You have mere seconds to grab busy site selectors’ attention. So if they have to spend a few moments confirming they’re on the right Facebook page or website because they look different then you’ve added an unnecessary amount of friction and put your community at a disadvantage. It might seem like a small thing, but incoherent branding across different marketing channels can confuse the audience and dilute your region’s brand identity.
If you visit the York County Development Corporation’s website you’ll notice it has a recognizable wedge of cheese icon in their logo. You’ll see it again on their Instagram and Twitter (sorry, X) page. But it’s not the logo used on their Facebook or YouTube page. So even though the logo does read York County, you might be forgiven if you thought you stumbled on the wrong York County page and left a bit confused.
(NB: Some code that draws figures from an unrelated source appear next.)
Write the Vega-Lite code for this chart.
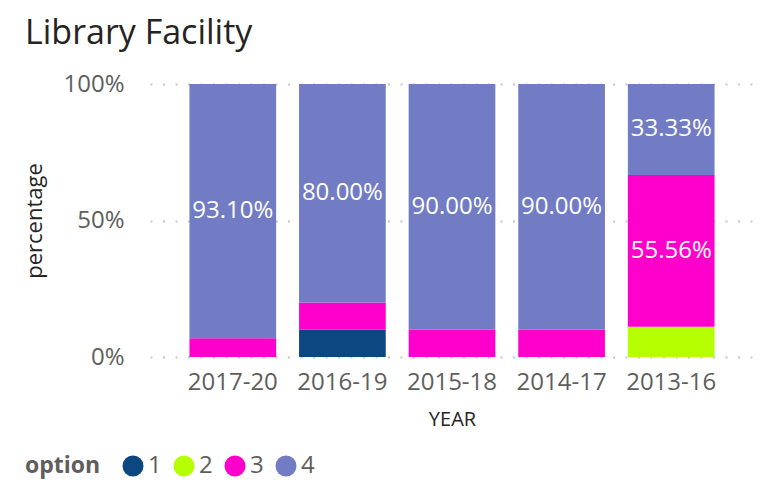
{
  "$schema": "https://vega.github.io/schema/vega-lite/v6.json",
  "width": 604,
  "height": 273,
  "autosize": {"type": "none"},
  "padding": {"left": 150, "top": 84, "right": 10, "bottom": 141},
  "background": "white",
  "title": {
    "text": "Library Facility",
    "anchor": "start",
    "frame": "group",
    "dx": -125,
    "offset": 21,
    "font": "Open Sans",
    "fontSize": 34,
    "fontWeight": "normal",
    "color": "#252423"
  },
  "data": {
    "values": [
      {"YEAR": "2017-20", "option": "3", "value": 0.069},
      {"YEAR": "2017-20", "option": "4", "value": 0.931},
      {"YEAR": "2016-19", "option": "1", "value": 0.10},
      {"YEAR": "2016-19", "option": "3", "value": 0.10},
      {"YEAR": "2016-19", "option": "4", "value": 0.80},
      {"YEAR": "2015-18", "option": "3", "value": 0.10},
      {"YEAR": "2015-18", "option": "4", "value": 0.90},
      {"YEAR": "2014-17", "option": "3", "value": 0.10},
      {"YEAR": "2014-17", "option": "4", "value": 0.90},
      {"YEAR": "2013-16", "option": "2", "value": 0.1111},
      {"YEAR": "2013-16", "option": "3", "value": 0.5556},
      {"YEAR": "2013-16", "option": "4", "value": 0.3333}
    ]
  },
  "encoding": {
    "x": {
      "field": "YEAR",
      "type": "nominal",
      "sort": ["2017-20", "2016-19", "2015-18", "2014-17", "2013-16"],
      "scale": {"paddingInner": 0.209, "paddingOuter": 0.36},
      "axis": {
        "labelAngle": 0,
        "labelFont": "Open Sans",
        "labelFontSize": 24,
        "labelColor": "#605e5c",
        "labelPadding": 13,
        "ticks": false,
        "domain": false,
        "titleFont": "Open Sans",
        "titleFontSize": 20,
        "titleFontWeight": "normal",
        "titleColor": "#252423",
        "titlePadding": 15
      }
    },
    "y": {
      "field": "value",
      "type": "quantitative",
      "stack": "normalize",
      "title": "percentage",
      "axis": {
        "values": [0, 0.5, 1],
        "format": ".0%",
        "labelFont": "Open Sans",
        "labelFontSize": 24,
        "labelColor": "#605e5c",
        "labelPadding": 26,
        "ticks": false,
        "tickSize": 0,
        "domain": false,
        "grid": true,
        "gridColor": "#c8c6c4",
        "gridDash": [2, 10.5],
        "gridWidth": 2,
        "titleFont": "Open Sans",
        "titleFontSize": 22,
        "titleFontWeight": "normal",
        "titleColor": "#252423",
        "titlePadding": 16
      }
    },
    "order": {"field": "option", "type": "nominal", "sort": "ascending"}
  },
  "layer": [
    {
      "mark": {"type": "bar"},
      "encoding": {
        "color": {
          "field": "option",
          "type": "nominal",
          "scale": {
            "domain": ["1", "2", "3", "4"],
            "range": ["#0b4780", "#b6ff00", "#ff00cc", "#717cc5"]
          },
          "legend": {
            "orient": "none",
            "legendX": -125,
            "legendY": 370,
            "direction": "horizontal",
            "titleOrient": "left",
            "title": "option",
            "titleFont": "Open Sans",
            "titleFontSize": 23,
            "titleFontWeight": "bold",
            "titleColor": "#605e5c",
            "titlePadding": 20,
            "titleBaseline": "middle",
            "labelFont": "Open Sans",
            "labelFontSize": 24,
            "labelColor": "#605e5c",
            "labelOffset": 3,
            "columnPadding": 10,
            "symbolType": "circle",
            "symbolSize": 441,
            "symbolStrokeWidth": 0,
            "symbolOpacity": 1
          }
        }
      }
    },
    {
      "mark": {
        "type": "text",
        "color": "white",
        "font": "Open Sans",
        "fontSize": 24,
        "baseline": "middle"
      },
      "encoding": {
        "y": {"field": "value", "type": "quantitative", "stack": "normalize", "bandPosition": 0.5},
        "detail": {"field": "option"},
        "text": {
          "condition": {"test": "datum.value > 0.3", "field": "value", "type": "quantitative", "format": ".2%"},
          "value": ""
        }
      }
    }
  ],
  "config": {"view": {"stroke": null}}
}
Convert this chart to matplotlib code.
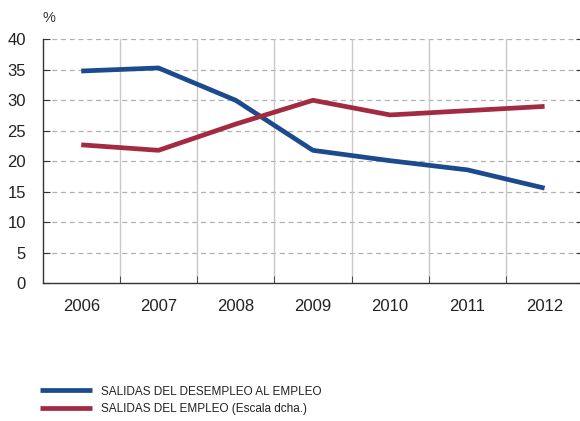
import matplotlib
matplotlib.use("Agg")
import matplotlib.pyplot as plt
from matplotlib import font_manager

years = ["2006", "2007", "2008", "2009", "2010", "2011", "2012"]
desempleo_empleo = [34.8, 35.3, 30.0, 21.8, 20.1, 18.6, 15.6]
empleo = [22.7, 21.8, 26.1, 30.0, 27.6, 28.3, 29.0]
yticks = [0, 5, 10, 15, 20, 25, 30, 35, 40]
labels = ["SALIDAS DEL DESEMPLEO AL EMPLEO", "SALIDAS DEL EMPLEO (Escala dcha.)"]

blue = "#1b4a8e"
red = "#a22a42"

names = {f.name for f in font_manager.fontManager.ttflist}
base = "Liberation Sans" if "Liberation Sans" in names else "DejaVu Sans"
narrow = "Liberation Sans Narrow" if "Liberation Sans Narrow" in names else base
plt.rcParams['font.family'] = [base, 'DejaVu Sans']

fig = plt.figure(figsize=(5.8, 4.21), dpi=100)
ax = fig.add_axes([0.0735, 0.327, 0.932, 0.5797])

x = list(range(len(years)))
ax.plot(x, desempleo_empleo, color=blue, lw=3.4, solid_capstyle='butt', label=labels[0])
ax.plot(x, empleo, color=red, lw=3.4, solid_capstyle='butt', label=labels[1])

ax.set_xlim(-0.5, len(years) - 0.5)
ax.set_ylim(0, 40)
ax.set_yticks(yticks)
ax.set_yticklabels([str(v) for v in yticks], fontsize=12, color="#222222")
ax.set_xticks(x)
ax.set_xticklabels(years, fontsize=12, color="#222222")
ax.set_xticks([i + 0.5 for i in x[:-1]], minor=True)

ax.tick_params(axis='x', which='major', length=0, pad=11)
ax.tick_params(axis='x', which='minor', direction='in', length=5, color='#333333')
ax.tick_params(axis='y', which='major', direction='in', length=5, color='#333333',
               right=True, pad=12)

for v in yticks[1:]:
    ax.axhline(v, color='#b0b0b0', lw=0.9, ls=(0, (4, 3)), zorder=0)
for v in [i + 0.5 for i in x[:-1]]:
    ax.axvline(v, color='#c8c8c8', lw=1.0, zorder=0)

for s in ['top', 'right']:
    ax.spines[s].set_visible(False)
for s in ['left', 'bottom']:
    ax.spines[s].set_color('#333333')
    ax.spines[s].set_linewidth(1.0)

fig.text(0.074, 0.958, "%", fontsize=10.5, color="#333333", ha='left', va='center')

leg = fig.legend(loc='upper left', bbox_to_anchor=(0.050, 0.1095), frameon=False,
                 handlelength=4.4, handletextpad=0.8, labelspacing=0.45,
                 prop={'family': [narrow, base], 'size': 8.5})
for t in leg.get_texts():
    t.set_color("#222222")

fig.savefig("out.png", dpi=100)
Effective economic development marketing is hard enough without stepping into these common pitfalls Find the right niche and industries to target. Distinguishing your region by showcasing what makes it unique, then commit. Remember to clearly identify your location, especially when dealing with international prospects. Converse with your audience and build relationships. While quality of life is important, it should not overshadow the need for essential infrastructure. Lastly, maintain consistent branding across all marketing channels to ensure a seamless and memorable experience for your audience. By steering clear of these pitfalls, you can pave the way for economic development success that truly stands out.